### TASK INSTRUCTIONS
Only the number is wanted: how many lines contain "this"?

Start of DATA TO USE

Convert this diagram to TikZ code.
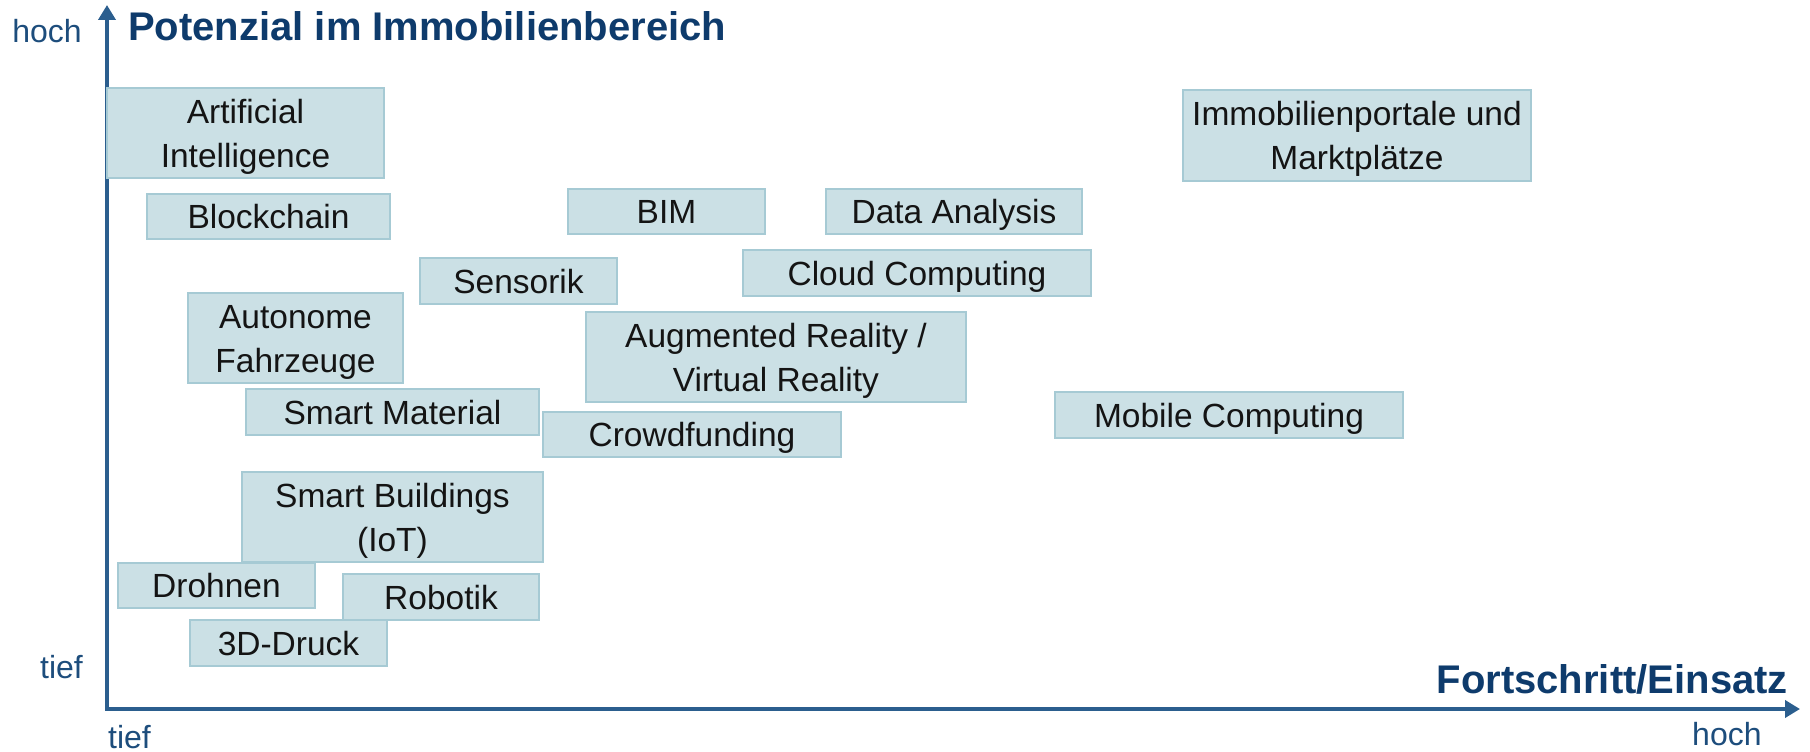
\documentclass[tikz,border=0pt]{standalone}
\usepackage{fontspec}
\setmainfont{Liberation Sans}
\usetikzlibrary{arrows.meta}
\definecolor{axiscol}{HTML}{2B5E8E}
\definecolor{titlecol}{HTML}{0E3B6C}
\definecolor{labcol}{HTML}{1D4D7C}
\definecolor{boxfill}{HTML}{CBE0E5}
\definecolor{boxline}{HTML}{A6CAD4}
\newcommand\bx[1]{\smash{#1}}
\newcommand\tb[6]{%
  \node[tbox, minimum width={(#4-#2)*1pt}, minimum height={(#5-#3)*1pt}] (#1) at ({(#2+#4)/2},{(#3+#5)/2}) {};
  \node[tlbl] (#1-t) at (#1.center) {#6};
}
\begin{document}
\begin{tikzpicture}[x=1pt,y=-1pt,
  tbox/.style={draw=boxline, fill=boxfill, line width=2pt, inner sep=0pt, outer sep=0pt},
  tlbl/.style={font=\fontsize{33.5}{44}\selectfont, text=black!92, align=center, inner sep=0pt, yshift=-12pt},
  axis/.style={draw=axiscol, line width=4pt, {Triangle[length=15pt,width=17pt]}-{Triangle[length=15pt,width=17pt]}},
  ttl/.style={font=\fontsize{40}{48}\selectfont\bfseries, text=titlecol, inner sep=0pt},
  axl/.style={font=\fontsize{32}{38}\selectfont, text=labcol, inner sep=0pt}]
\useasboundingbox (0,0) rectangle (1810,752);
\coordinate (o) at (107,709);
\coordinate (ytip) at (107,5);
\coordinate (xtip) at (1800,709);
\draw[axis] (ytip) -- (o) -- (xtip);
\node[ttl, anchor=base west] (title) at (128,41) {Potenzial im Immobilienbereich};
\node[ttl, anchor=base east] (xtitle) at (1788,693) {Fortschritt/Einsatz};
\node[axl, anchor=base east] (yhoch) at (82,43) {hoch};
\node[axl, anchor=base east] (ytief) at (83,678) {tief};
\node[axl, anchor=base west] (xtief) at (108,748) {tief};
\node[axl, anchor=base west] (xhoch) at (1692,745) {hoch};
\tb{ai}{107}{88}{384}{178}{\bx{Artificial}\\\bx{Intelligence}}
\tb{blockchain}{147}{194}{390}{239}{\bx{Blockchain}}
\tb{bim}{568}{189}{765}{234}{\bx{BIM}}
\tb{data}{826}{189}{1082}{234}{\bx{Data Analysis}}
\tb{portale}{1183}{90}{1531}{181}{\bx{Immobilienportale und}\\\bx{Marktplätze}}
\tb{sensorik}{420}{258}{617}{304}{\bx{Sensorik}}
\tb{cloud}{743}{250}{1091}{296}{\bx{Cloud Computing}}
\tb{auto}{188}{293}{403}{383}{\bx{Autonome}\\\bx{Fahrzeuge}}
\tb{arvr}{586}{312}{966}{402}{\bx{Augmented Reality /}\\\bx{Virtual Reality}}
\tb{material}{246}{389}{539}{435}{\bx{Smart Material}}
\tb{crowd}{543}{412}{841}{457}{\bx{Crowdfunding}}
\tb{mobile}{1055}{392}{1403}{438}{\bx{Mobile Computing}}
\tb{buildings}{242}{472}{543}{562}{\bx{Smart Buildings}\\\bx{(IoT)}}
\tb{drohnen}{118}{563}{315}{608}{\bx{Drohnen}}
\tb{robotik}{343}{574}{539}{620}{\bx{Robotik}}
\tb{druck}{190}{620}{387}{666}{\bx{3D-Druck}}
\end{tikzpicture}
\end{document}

End of DATA TO USE
Start of DATA TO USE

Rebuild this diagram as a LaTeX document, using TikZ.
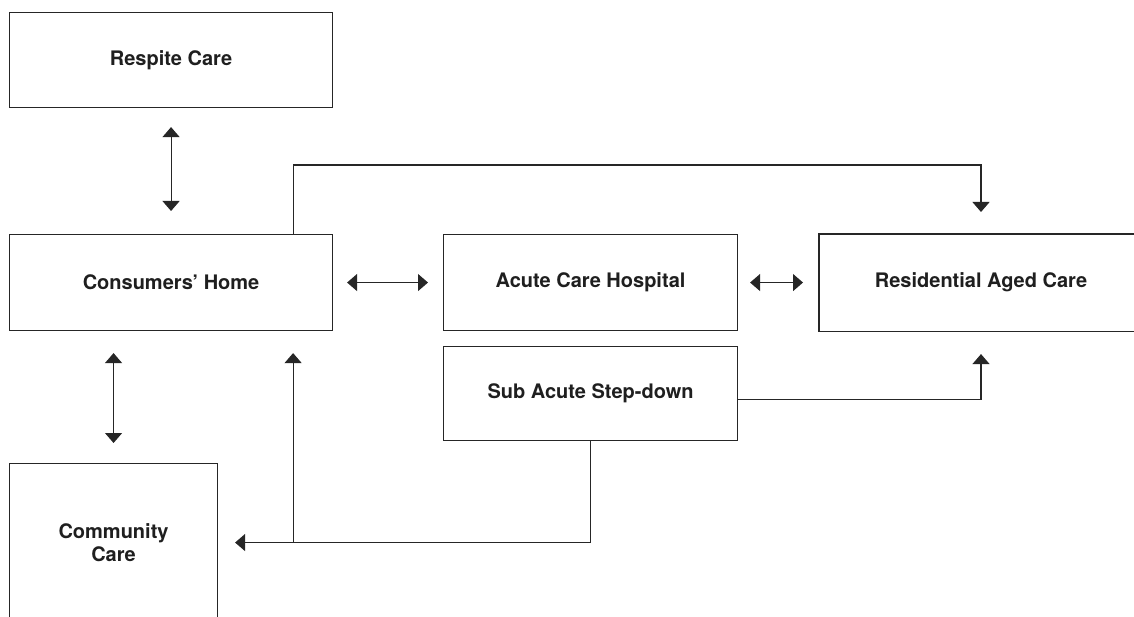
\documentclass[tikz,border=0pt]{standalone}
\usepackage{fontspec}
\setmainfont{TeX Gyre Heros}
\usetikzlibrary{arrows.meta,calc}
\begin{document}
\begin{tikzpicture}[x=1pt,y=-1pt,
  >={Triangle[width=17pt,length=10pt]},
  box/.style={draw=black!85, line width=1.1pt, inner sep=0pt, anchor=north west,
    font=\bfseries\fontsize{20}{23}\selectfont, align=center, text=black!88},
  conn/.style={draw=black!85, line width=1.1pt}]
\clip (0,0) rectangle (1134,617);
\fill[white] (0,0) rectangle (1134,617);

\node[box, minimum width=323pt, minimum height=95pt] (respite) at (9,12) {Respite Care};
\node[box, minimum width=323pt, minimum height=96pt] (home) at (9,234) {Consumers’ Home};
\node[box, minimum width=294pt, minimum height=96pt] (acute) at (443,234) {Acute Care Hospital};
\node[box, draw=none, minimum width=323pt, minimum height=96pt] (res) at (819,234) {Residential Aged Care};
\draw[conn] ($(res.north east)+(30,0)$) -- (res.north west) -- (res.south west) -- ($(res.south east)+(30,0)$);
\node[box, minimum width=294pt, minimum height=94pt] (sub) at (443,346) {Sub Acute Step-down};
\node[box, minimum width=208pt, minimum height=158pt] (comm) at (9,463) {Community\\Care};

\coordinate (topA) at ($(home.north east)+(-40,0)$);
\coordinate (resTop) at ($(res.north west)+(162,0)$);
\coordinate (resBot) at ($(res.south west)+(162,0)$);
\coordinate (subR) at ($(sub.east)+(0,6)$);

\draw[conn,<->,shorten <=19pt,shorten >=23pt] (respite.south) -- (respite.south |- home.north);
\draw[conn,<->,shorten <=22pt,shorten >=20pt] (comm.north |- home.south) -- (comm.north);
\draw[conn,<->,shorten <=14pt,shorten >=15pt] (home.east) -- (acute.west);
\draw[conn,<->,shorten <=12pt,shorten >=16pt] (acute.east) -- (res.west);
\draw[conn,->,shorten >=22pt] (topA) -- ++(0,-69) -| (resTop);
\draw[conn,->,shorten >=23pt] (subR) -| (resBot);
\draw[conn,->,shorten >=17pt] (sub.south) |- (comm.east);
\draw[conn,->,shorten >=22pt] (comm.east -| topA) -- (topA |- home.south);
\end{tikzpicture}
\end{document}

End of DATA TO USE

### THE ANSWER
2